Chicago tracks the same trends but updates less frequently. The 17th edition (2017) was the most recent major update; smaller revisions appear in the online subscription.
A working rule for choosing between them
If your publication doesn't have a house style and you have to pick:
- For news writing, web content, marketing, and PR: AP. It's faster to apply, more familiar to most readers, and the established default for digital publishing.
- For long-form journalism, books, academic writing, and editorial prose: Chicago. The rules produce more elegant typography over book-length text.
- For technical documentation: Neither, really — the Microsoft Writing Style Guide, the Google Developer Documentation Style Guide, or O'Reilly's house style are all better fits.

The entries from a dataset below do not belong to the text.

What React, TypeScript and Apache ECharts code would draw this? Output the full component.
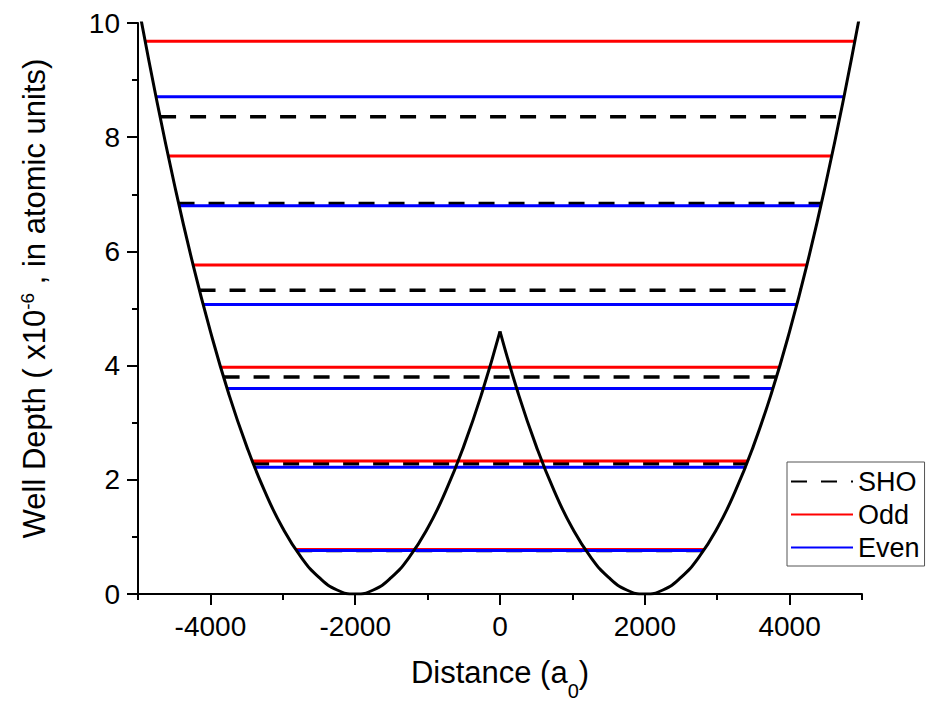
import React, { useEffect, useRef } from 'react';
import * as echarts from 'echarts';

// Double-well potential curve
const curveLeftX = [-5000, -4750, -4500, -4250, -4000, -3750, -3500, -3250, -3000, -2750, -2500, -2250, -2000, -1750, -1500, -1250, -1000, -750, -500, -250, 0];
const curveLeftY = [10.35, 8.70, 7.19, 5.82, 4.60, 3.52, 2.59, 1.80, 1.15, 0.65, 0.29, 0.07, 0, 0.07, 0.29, 0.65, 1.15, 1.80, 2.59, 3.52, 4.60];
const curveRightX = [0, 250, 500, 750, 1000, 1250, 1500, 1750, 2000, 2250, 2500, 2750, 3000, 3250, 3500, 3750, 4000, 4250, 4500, 4750, 5000];
const curveRightY = [4.60, 3.52, 2.59, 1.80, 1.15, 0.65, 0.29, 0.07, 0, 0.07, 0.29, 0.65, 1.15, 1.80, 2.59, 3.52, 4.60, 5.82, 7.19, 8.70, 10.35];

// Energy levels and their half widths (turning points)
const shoLevels = [0.76, 2.28, 3.80, 5.32, 6.84, 8.36];
const shoHalf = [2815, 3410, 3818, 4150, 4440, 4695];
const oddLevels = [0.78, 2.33, 3.97, 5.76, 7.67, 9.68];
const oddHalf = [2825, 3425, 3858, 4240, 4585, 4900];
const evenLevels = [0.76, 2.22, 3.60, 5.07, 6.80, 8.71];
const evenHalf = [2815, 3400, 3770, 4100, 4430, 4750];

const xMajorTicks = [-4000, -2000, 0, 2000, 4000];
const xMinorTicks = [-5000, -3000, -1000, 1000, 3000, 5000];
const legendNames = ['SHO', 'Odd', 'Even'];

const FONT = 'Liberation Sans, Arial, Helvetica, sans-serif';

export default function App() {
  const ref = useRef<HTMLDivElement>(null);
  useEffect(() => {
    if (!ref.current) return;
    const chart = echarts.init(ref.current, undefined, { renderer: 'svg' });

    const levelSeries = (name: string, levels: number[], half: number[], color: string, width: number, type: any) =>
      levels.map((e, i) => ({
        type: 'line',
        name,
        data: [[-half[i], e], [half[i], e]],
        symbol: 'none',
        silent: true,
        itemStyle: { color },
        lineStyle: { color, width, type },
      }));

    const axisLineStyle = { color: '#000', width: 2 };

    const option: any = {
      animation: false,
      backgroundColor: '#fff',
      grid: { left: 138, right: 64, top: 23, bottom: 109, containLabel: false, outerBoundsMode: 'none' },
      legend: {
        data: legendNames,
        orient: 'vertical',
        left: 787,
        top: 462,
        itemWidth: 62,
        itemHeight: 14,
        itemGap: 6,
        padding: [6, 5, 5, 3],
        borderColor: '#555',
        borderWidth: 1,
        backgroundColor: '#fff',
        selectedMode: false,
        itemStyle: { opacity: 0 },
        textStyle: { fontSize: 27, color: '#000', fontFamily: FONT },
      },
      xAxis: [
        {
          type: 'value',
          min: -5000,
          max: 5000,
          position: 'bottom',
          axisLine: { show: true, onZero: false, lineStyle: axisLineStyle },
          axisTick: { show: true, customValues: xMajorTicks, length: 11, lineStyle: axisLineStyle },
          axisLabel: {
            customValues: xMajorTicks,
            formatter: (v: number) => String(v),
            fontSize: 28,
            color: '#000',
            margin: 18,
            fontFamily: FONT,
          },
          splitLine: { show: false },
          name: 'Distance (a{sub|0})',
          nameLocation: 'middle',
          nameGap: 47,
          nameTextStyle: {
            fontSize: 31,
            color: '#000',
            fontFamily: FONT,
            lineHeight: 56,
            rich: {
              sub: { fontSize: 20, lineHeight: 20, verticalAlign: 'bottom', color: '#000', fontFamily: FONT },
            },
          },
        },
        {
          type: 'value',
          min: -5000,
          max: 5000,
          position: 'bottom',
          axisLine: { show: false, onZero: false },
          axisTick: { show: true, customValues: xMinorTicks, length: 6, lineStyle: axisLineStyle },
          axisLabel: { show: false },
          splitLine: { show: false },
        },
      ],
      yAxis: {
        type: 'value',
        min: 0,
        max: 10,
        interval: 2,
        axisLine: { show: true, onZero: false, lineStyle: axisLineStyle },
        axisTick: { show: true, length: 11, lineStyle: axisLineStyle },
        minorTick: { show: true, splitNumber: 2, length: 6, lineStyle: axisLineStyle },
        axisLabel: { fontSize: 28, color: '#000', margin: 18, fontFamily: FONT },
        splitLine: { show: false },
        name: 'Well Depth ( x10{sup|-6} , in atomic units)',
        nameLocation: 'middle',
        nameRotate: 90,
        nameGap: 88,
        nameTextStyle: {
          fontSize: 31,
          color: '#000',
          fontFamily: FONT,
          lineHeight: 32,
          padding: [0, 0, 0, 20],
          rich: {
            sup: { fontSize: 19, lineHeight: 19, verticalAlign: 'top', color: '#000', fontFamily: FONT },
          },
        },
      },
      series: [
        ...levelSeries('SHO', shoLevels, shoHalf, '#000000', 3.5, [16, 14]),
        ...levelSeries('Odd', oddLevels, oddHalf, '#ff0000', 3, 'solid'),
        ...levelSeries('Even', evenLevels, evenHalf, '#0000ff', 3, 'solid'),
        {
          type: 'line',
          data: curveLeftX.map((x, i) => [x, curveLeftY[i]]),
          smooth: true,
          symbol: 'none',
          silent: true,
          lineStyle: { color: '#000', width: 3 },
          itemStyle: { color: '#000' },
        },
        {
          type: 'line',
          data: curveRightX.map((x, i) => [x, curveRightY[i]]),
          smooth: true,
          symbol: 'none',
          silent: true,
          lineStyle: { color: '#000', width: 3 },
          itemStyle: { color: '#000' },
        },
      ],
    };
    chart.setOption(option);
    return () => chart.dispose();
  }, []);

  return <div ref={ref} style={{ position: 'fixed', left: 0, top: 0, width: 926, height: 703 }} />;
}
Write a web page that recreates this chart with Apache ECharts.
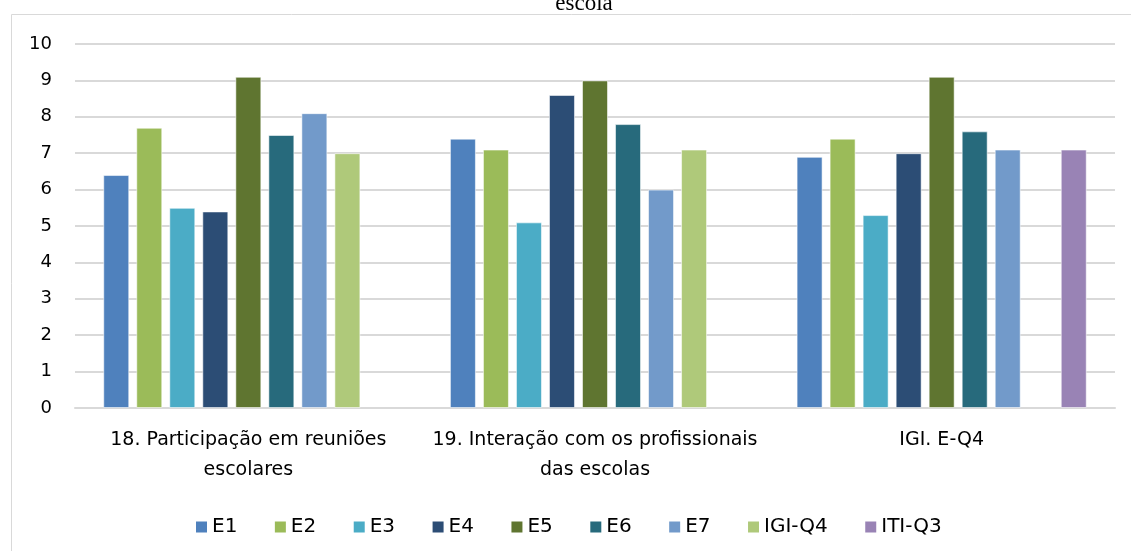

A common, defensible compromise for blogs is AP for body text, Chicago for headings. This gets you AP's faster body-text rules (less spelling out of numbers, no Oxford comma) and Chicago's more deferential title-casing (lowercase prepositions across the board).
Using a converter
For batch conversion of headings between cases, the case converter handles the mechanics in one click. The Title Case option uses AP-style rules by default — it capitalises prepositions of 4+ letters. If you're writing in Chicago, you'll want to manually lowercase any 4+ letter preposition that AP would have capitalised. The other ten case styles (sentence case, camelCase, snake_case, etc.) are useful for the non-headline parts of editorial workflows.
The honest summary
AP and Chicago agree on the vast majority of rules. The disagreements are concentrated in: prepositions, the Oxford comma, after-colon capitalisation, hyphenation defaults, and the treatment of numbers in body text. Knowing which you're following matters less than picking one and applying it consistently.
The cardinal sin is mixed styling within a single piece — capitalising prepositions of 4+ letters in one heading and not the next, or Oxford-comma-ing some lists and not others. Either style is a defensible choice. Inconsistency isn't.